Hockey is a game of heart, yes, but it's a game of numbers too. And numbers tell their own stories -- ones that Ondrej Pavelec says he doesn't read too closely.
"I never look at my numbers," the Jets' soft-spoken goaltender said on Friday afternoon, after kicking out a brisk practice at the MTS Centre. "It's not about the numbers, it's about the wins. It's about the two points at the end of the game."
Two points, like the pair the Jets collected on Thursday when Pavelec helped lift them to a 3-1 decision over the visiting New Jersey Devils. It wasn't a wildly busy night for the netminder -- he faced a workaday 23 shots -- but many of the Devils' chances were quality.
And Pavelec? He was sharp when he had to be: Right in position to block a Bobby Butler shot during a first-period Devils power play. Ready to pounce on a puck Alexei Ponikarovsky whipped towards the net in the opening minutes of the third, to keep the game at a 1-1 tie.
Pavelec closed the Devils game with a rosy .957 save percentage.
This is where the numbers hint at the story they could be spinning -- one of a goaltender settling into a groove that gives his team a strong chance at winning, after a stumbled stretch earlier in the season.
These are small sample sizes, to be sure. But consider this: Pavelec's numbers in a Jan. 29 game in Montreal were rough, with a save percentage of .846; two days later in Miami, almost the same. On Feb. 1, the netminder got shelled in Tampa Bay, giving up five goals on only 14 shots for a grisly .643 save percentage.
That time, he was yanked for Al Montoya.
Since that painful road trio, though, Pavelec's numbers have quietly turned around. Before the puck dropped in Buffalo on the first night of the Jets' recent five-game road trip, Pavelec's season-long save percentage sat a flat .889; six games later, it's crept up to .901 -- closer to where you'd expect an NHL starter to comfortably reside.
This is a positive story arc, but Pavelec isn't ready to call it a happy ending yet. He can be hard on himself; you have to be, he said, to stay in the league.

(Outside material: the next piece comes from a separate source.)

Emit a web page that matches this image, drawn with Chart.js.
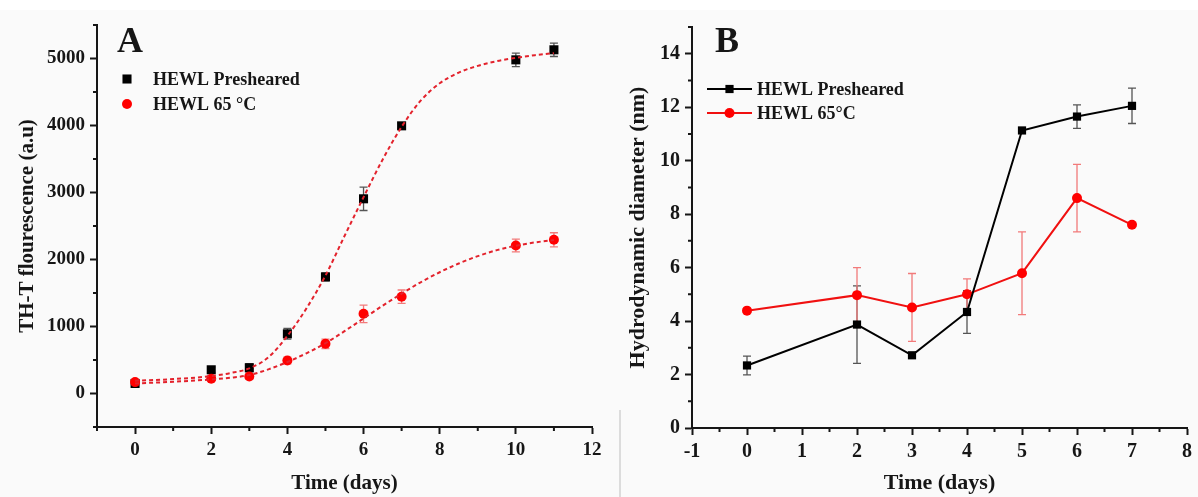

"Of course, you feel better," he said. "But you have to stay in the middle, not be too high or too low. We've been playing well the last couple of games. You'll wake up in the morning, and come into the rink, everybody has a smile on their face."
Asked to point to something that might have changed recently, Pavelec shrugged. "I feel the same way all season long," he said. "It's about the little details. You're not going to change anything in a couple of practices. It's about the confidence. If you're winning, you'll feel confident. It's all about the winning."
And with that winning, comes more time to settle in. Already, Pavelec has spent more time on the ice and faced more shots than all but five other NHL goalies. By all indications, the Jets will continue to ride their starter just as hard.
"I love it," Pavelec said. "I love ice time. I love to play the games... I'm just happy I can play."